▶ Data section
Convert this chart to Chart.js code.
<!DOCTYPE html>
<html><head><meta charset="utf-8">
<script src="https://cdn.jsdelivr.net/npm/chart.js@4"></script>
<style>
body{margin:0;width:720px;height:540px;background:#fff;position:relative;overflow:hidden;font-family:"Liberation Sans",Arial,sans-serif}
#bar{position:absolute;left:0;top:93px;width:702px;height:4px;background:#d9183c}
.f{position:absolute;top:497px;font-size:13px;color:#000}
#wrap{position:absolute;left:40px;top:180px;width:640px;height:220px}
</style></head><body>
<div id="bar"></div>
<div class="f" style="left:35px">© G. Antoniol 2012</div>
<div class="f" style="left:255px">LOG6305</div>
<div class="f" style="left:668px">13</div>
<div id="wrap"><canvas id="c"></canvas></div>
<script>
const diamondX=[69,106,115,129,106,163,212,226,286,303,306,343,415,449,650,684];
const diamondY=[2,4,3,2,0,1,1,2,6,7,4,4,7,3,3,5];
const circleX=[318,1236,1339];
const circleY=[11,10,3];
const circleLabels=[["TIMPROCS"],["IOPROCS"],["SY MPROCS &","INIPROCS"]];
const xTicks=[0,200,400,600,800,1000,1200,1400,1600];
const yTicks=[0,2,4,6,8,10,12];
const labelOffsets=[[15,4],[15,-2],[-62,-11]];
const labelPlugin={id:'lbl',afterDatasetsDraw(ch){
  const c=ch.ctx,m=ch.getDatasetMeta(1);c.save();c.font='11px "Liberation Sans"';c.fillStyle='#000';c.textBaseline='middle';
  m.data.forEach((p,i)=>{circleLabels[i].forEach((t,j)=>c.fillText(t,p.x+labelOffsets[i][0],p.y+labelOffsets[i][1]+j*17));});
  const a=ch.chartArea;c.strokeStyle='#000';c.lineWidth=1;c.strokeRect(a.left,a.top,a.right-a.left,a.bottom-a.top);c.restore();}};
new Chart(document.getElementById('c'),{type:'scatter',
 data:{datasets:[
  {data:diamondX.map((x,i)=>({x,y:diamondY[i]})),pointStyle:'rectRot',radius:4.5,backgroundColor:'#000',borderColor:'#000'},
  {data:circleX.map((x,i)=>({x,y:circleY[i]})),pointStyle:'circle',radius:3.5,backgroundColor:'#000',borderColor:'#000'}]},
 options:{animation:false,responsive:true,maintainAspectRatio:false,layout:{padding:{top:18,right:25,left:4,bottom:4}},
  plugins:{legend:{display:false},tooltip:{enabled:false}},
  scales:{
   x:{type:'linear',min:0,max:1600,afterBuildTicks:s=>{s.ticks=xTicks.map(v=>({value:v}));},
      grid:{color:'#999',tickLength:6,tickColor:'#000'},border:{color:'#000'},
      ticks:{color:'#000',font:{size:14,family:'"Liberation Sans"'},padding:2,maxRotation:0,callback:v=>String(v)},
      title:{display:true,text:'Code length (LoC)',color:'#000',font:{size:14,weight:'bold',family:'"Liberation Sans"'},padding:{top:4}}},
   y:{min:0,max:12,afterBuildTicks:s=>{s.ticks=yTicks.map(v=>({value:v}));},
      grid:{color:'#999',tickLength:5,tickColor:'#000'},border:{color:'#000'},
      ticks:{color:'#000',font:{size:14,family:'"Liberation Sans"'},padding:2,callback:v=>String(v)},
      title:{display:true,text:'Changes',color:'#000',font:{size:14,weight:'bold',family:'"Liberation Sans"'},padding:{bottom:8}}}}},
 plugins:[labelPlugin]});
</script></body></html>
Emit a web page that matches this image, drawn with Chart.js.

▶ The request
Without omitting anything, output the entries exactly.

▶ Complete answer
Convert this chart to Chart.js code.
<!DOCTYPE html>
<html><head><meta charset="utf-8">
<script src="https://cdn.jsdelivr.net/npm/chart.js@4"></script>
<style>
body{margin:0;width:720px;height:540px;background:#fff;position:relative;overflow:hidden;font-family:"Liberation Sans",Arial,sans-serif}
#bar{position:absolute;left:0;top:93px;width:702px;height:4px;background:#d9183c}
.f{position:absolute;top:497px;font-size:13px;color:#000}
#wrap{position:absolute;left:40px;top:180px;width:640px;height:220px}
</style></head><body>
<div id="bar"></div>
<div class="f" style="left:35px">© G. Antoniol 2012</div>
<div class="f" style="left:255px">LOG6305</div>
<div class="f" style="left:668px">13</div>
<div id="wrap"><canvas id="c"></canvas></div>
<script>
const diamondX=[69,106,115,129,106,163,212,226,286,303,306,343,415,449,650,684];
const diamondY=[2,4,3,2,0,1,1,2,6,7,4,4,7,3,3,5];
const circleX=[318,1236,1339];
const circleY=[11,10,3];
const circleLabels=[["TIMPROCS"],["IOPROCS"],["SY MPROCS &","INIPROCS"]];
const xTicks=[0,200,400,600,800,1000,1200,1400,1600];
const yTicks=[0,2,4,6,8,10,12];
const labelOffsets=[[15,4],[15,-2],[-62,-11]];
const labelPlugin={id:'lbl',afterDatasetsDraw(ch){
  const c=ch.ctx,m=ch.getDatasetMeta(1);c.save();c.font='11px "Liberation Sans"';c.fillStyle='#000';c.textBaseline='middle';
  m.data.forEach((p,i)=>{circleLabels[i].forEach((t,j)=>c.fillText(t,p.x+labelOffsets[i][0],p.y+labelOffsets[i][1]+j*17));});
  const a=ch.chartArea;c.strokeStyle='#000';c.lineWidth=1;c.strokeRect(a.left,a.top,a.right-a.left,a.bottom-a.top);c.restore();}};
new Chart(document.getElementById('c'),{type:'scatter',
 data:{datasets:[
  {data:diamondX.map((x,i)=>({x,y:diamondY[i]})),pointStyle:'rectRot',radius:4.5,backgroundColor:'#000',borderColor:'#000'},
  {data:circleX.map((x,i)=>({x,y:circleY[i]})),pointStyle:'circle',radius:3.5,backgroundColor:'#000',borderColor:'#000'}]},
 options:{animation:false,responsive:true,maintainAspectRatio:false,layout:{padding:{top:18,right:25,left:4,bottom:4}},
  plugins:{legend:{display:false},tooltip:{enabled:false}},
  scales:{
   x:{type:'linear',min:0,max:1600,afterBuildTicks:s=>{s.ticks=xTicks.map(v=>({value:v}));},
      grid:{color:'#999',tickLength:6,tickColor:'#000'},border:{color:'#000'},
      ticks:{color:'#000',font:{size:14,family:'"Liberation Sans"'},padding:2,maxRotation:0,callback:v=>String(v)},
      title:{display:true,text:'Code length (LoC)',color:'#000',font:{size:14,weight:'bold',family:'"Liberation Sans"'},padding:{top:4}}},
   y:{min:0,max:12,afterBuildTicks:s=>{s.ticks=yTicks.map(v=>({value:v}));},
      grid:{color:'#999',tickLength:5,tickColor:'#000'},border:{color:'#000'},
      ticks:{color:'#000',font:{size:14,family:'"Liberation Sans"'},padding:2,callback:v=>String(v)},
      title:{display:true,text:'Changes',color:'#000',font:{size:14,weight:'bold',family:'"Liberation Sans"'},padding:{bottom:8}}}}},
 plugins:[labelPlugin]});
</script></body></html>
Emit a web page that matches this image, drawn with Chart.js.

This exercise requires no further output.